Tetapi saya, pada saat bersamaan, juga merasakan keanehan terhadap perkembangan ilmu modern yang pesat ini. Dalam pandangan Yunani kuno, dan ini diteruskan dalam dunia Islam klasik, ilmu dipandang sebagai "sophia", hikmah (حكمة), kebijaksanaan. Tujuan akhir ilmu adalah mencapai kebahagiaan. Sementara kebahagiaan itu tercapai karena kita bisa bertindak secara tepat sesuai dengan kaidah moral. Ilmu dipandang sebagai instrumen yang kita pakai untuk mencapai tujuan akhir itu: kebahagiaan. Inilah yang saya sebut ilmu sofistik di awal tulisan ini.

Dalam dunia modern, tampaknya yang terjadi lain sama sekali. Ilmu telah menjadi tujuan pada dirinya sendiri. Dia menjadi "intellectual exercise" yang tak mesti (meskipun bisa juga) berkaitan dengan "moral exercise". Seorang ilmuwan bisa saja memiliki ilmu dalam jumlah yang massif, tetapi belum tentu dia memiliki "moral acumen", kebijaksanaan dalam bertindak dalam kehidupan sehari-hari. Ilmu berubah menjadi "pisau", alat. Inilah yang saya sebut sebagai ilmu instrumental.
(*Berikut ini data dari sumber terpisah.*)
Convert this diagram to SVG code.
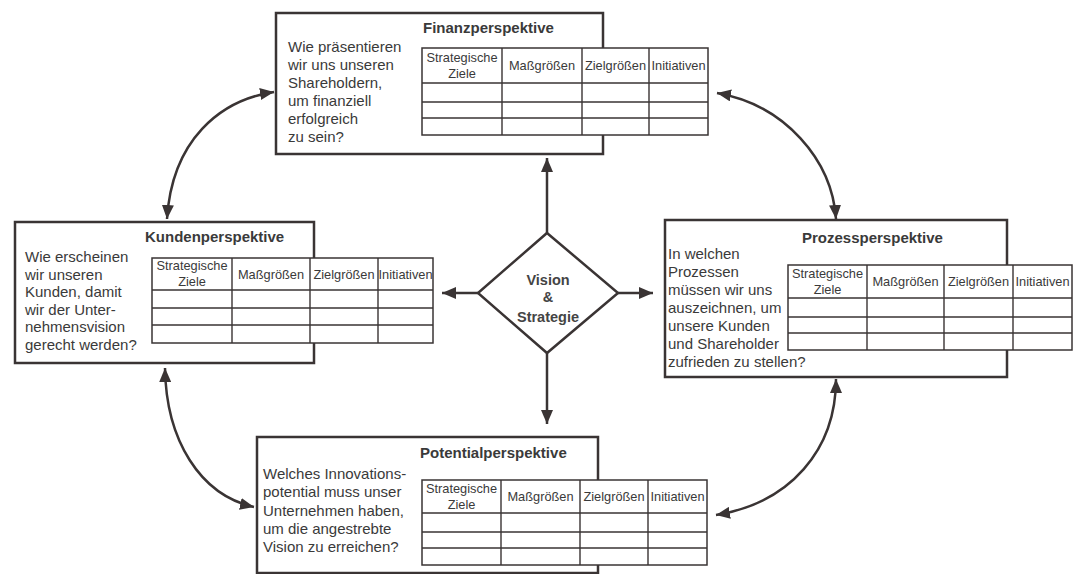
<svg xmlns="http://www.w3.org/2000/svg" width="1080" height="574" viewBox="0 0 1080 574">
<defs>
<marker id="ah" viewBox="0 0 14 12" refX="14" refY="6" markerWidth="14" markerHeight="12" markerUnits="userSpaceOnUse" orient="auto-start-reverse">
<path d="M0,0 L14,6 L0,12 Z" fill="#3a3434"/>
</marker>
<style>
.box{fill:#fff;stroke:#3a3434;stroke-width:2.5}
.tbl{fill:#fff;stroke:#3a3434;stroke-width:1.5}
.ln{stroke:#3a3434;stroke-width:1.4;fill:none}
.q{font-family:"Liberation Sans",Arial,sans-serif;font-size:15px;fill:#3a3a3a}
.t{font-family:"Liberation Sans",Arial,sans-serif;font-size:15px;font-weight:bold;fill:#3a3a3a}
.h{font-family:"Liberation Sans",Arial,sans-serif;font-size:12.8px;fill:#3a3a3a;text-anchor:middle}
.c{stroke:#3a3434;stroke-width:2.5;fill:none;marker-start:url(#ah);marker-end:url(#ah)}
.s{stroke:#3a3434;stroke-width:2.5;fill:none;marker-end:url(#ah)}
.v{font-family:"Liberation Sans",Arial,sans-serif;font-size:14.5px;font-weight:bold;fill:#444;text-anchor:middle}
</style>
</defs>
<rect width="1080" height="574" fill="#fff"/>

<g id="connectors">
<path class="c" d="M274,92 C220,100 172,140 167,219"/>
<path class="c" d="M717,93 C785,105 832,160 836,219"/>
<path class="c" d="M165,368 C166,440 200,495 254,507"/>
<path class="c" d="M836,379 C836,450 790,503 716,515"/>
<path class="s" d="M547,233 L547,158"/>
<path class="s" d="M478,293 L442,293"/>
<path class="s" d="M618,293 L653,293"/>
<path class="s" d="M547,353 L547,424"/>
</g>

<g id="vision">
<polygon points="547,233 618,293 547,353 478,293" fill="#fff" stroke="#3a3434" stroke-width="2.5"/>
<text class="v" x="548" y="285">Vision</text>
<text class="v" x="548" y="302">&amp;</text>
<text class="v" x="548" y="322">Strategie</text>
</g>

<g id="finanz">
<rect class="box" x="276" y="13" width="327" height="141"/>
<text class="t" x="423" y="33">Finanzperspektive</text>
<text class="q" x="288" y="52">Wie präsentieren</text>
<text class="q" x="288" y="70">wir uns unseren</text>
<text class="q" x="288" y="88">Shareholdern,</text>
<text class="q" x="288" y="106">um finanziell</text>
<text class="q" x="288" y="124">erfolgreich</text>
<text class="q" x="288" y="142">zu sein?</text>
<rect class="tbl" x="422" y="48" width="286" height="87"/>
<path class="ln" d="M422,83 H708 M422,102 H708 M422,118 H708 M502,48 V135 M582,48 V135 M649,48 V135"/>
<text class="h" x="462" y="61.5">Strategische</text>
<text class="h" x="462" y="77.5">Ziele</text>
<text class="h" x="542" y="70">Maßgrößen</text>
<text class="h" x="615.5" y="70">Zielgrößen</text>
<text class="h" x="678.5" y="70">Initiativen</text>
</g>

<g id="kunden">
<rect class="box" x="15" y="222" width="299" height="141"/>
<text class="t" x="145" y="242">Kundenperspektive</text>
<text class="q" x="25" y="262">Wie erscheinen</text>
<text class="q" x="25" y="279.5">wir unseren</text>
<text class="q" x="25" y="297">Kunden, damit</text>
<text class="q" x="25" y="314.5">wir der Unter-</text>
<text class="q" x="25" y="332">nehmensvision</text>
<text class="q" x="25" y="349.5">gerecht werden?</text>
<rect class="tbl" x="152" y="258" width="281" height="85"/>
<path class="ln" d="M152,290 H433 M152,308 H433 M152,325 H433 M232,258 V343 M310,258 V343 M378,258 V343"/>
<text class="h" x="192" y="270">Strategische</text>
<text class="h" x="192" y="286">Ziele</text>
<text class="h" x="271" y="278.5">Maßgrößen</text>
<text class="h" x="344" y="278.5">Zielgrößen</text>
<text class="h" x="405.5" y="278.5">Initiativen</text>
</g>

<g id="prozess">
<rect class="box" x="665" y="220" width="342" height="157"/>
<text class="t" x="802" y="243">Prozessperspektive</text>
<text class="q" x="668" y="259">In welchen</text>
<text class="q" x="668" y="277">Prozessen</text>
<text class="q" x="668" y="295">müssen wir uns</text>
<text class="q" x="668" y="313">auszeichnen, um</text>
<text class="q" x="668" y="331">unsere Kunden</text>
<text class="q" x="668" y="349">und Shareholder</text>
<text class="q" x="668" y="367">zufrieden zu stellen?</text>
<rect class="tbl" x="788" y="265" width="284" height="85"/>
<path class="ln" d="M788,298 H1072 M788,317 H1072 M788,333 H1072 M867,265 V350 M944,265 V350 M1013,265 V350"/>
<text class="h" x="827.5" y="277.5">Strategische</text>
<text class="h" x="827.5" y="293.5">Ziele</text>
<text class="h" x="905.5" y="286">Maßgrößen</text>
<text class="h" x="978.5" y="286">Zielgrößen</text>
<text class="h" x="1042.5" y="286">Initiativen</text>
</g>

<g id="potential">
<rect class="box" x="257" y="437" width="341" height="136"/>
<text class="t" x="420" y="458">Potentialperspektive</text>
<text class="q" x="263" y="479">Welches Innovations-</text>
<text class="q" x="263" y="497">potential muss unser</text>
<text class="q" x="263" y="515.5">Unternehmen haben,</text>
<text class="q" x="263" y="533.5">um die angestrebte</text>
<text class="q" x="263" y="552">Vision zu erreichen?</text>
<rect class="tbl" x="422" y="480" width="285" height="85"/>
<path class="ln" d="M422,513 H707 M422,532 H707 M422,548 H707 M501,480 V565 M580,480 V565 M648,480 V565"/>
<text class="h" x="461.5" y="492.5">Strategische</text>
<text class="h" x="461.5" y="508.5">Ziele</text>
<text class="h" x="540.5" y="501">Maßgrößen</text>
<text class="h" x="614" y="501">Zielgrößen</text>
<text class="h" x="677.5" y="501">Initiativen</text>
</g>
</svg>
Dengan kata lain, ada kecenderungan dalam dunia modern ke arah pemisahan antara ilmu dengan ruang kehidupan yang riil. Di satu pihak, perkembangan ini mempunyai dampak positif karena memfasilitasi "eksplosi", ledakan pengetahuan.

Tetapi di sisi lain, ini juga menimbulkan pertanyaan: untuk apa perkembangan pengetahuan yang massif ini? Apakah sekedar menjadi kenikmatan individiual (الفضول العلمى dalam istilah Arab klasik) saja? Ataukah membantu kita untuk meraih kenahagiaan, baik secara publik atau personal?

Waba'du: Apakah saya sudah cukup "pèthènthèngan"?

 😀😀😀

Keterangan gambar: Kitab "Ta'lim al-Muta'allim" yang luas diajarkan di pesantren: tentang metode belajar dan mengajar (didaktik). Kitab ini dikarang oleh Burhan al-Din al-Zarnuji (w. 1223), seorang sarjana pengikut mazhab Hanafi yang hidup di kawasan Turkistan sekarang. Imam al-Zarnuji adalah murid Syekh al-Marghinani, penulis "al-Hidayah", rujukan penting dalam fiqih mazhab Hanafi.

Kitab ini lahir tak lama setelah kitab Ihya' ditulis oleh Imam Ghazali. Sebagaimana Ihya', kitab ini sangat populer di semua kawasan Islam.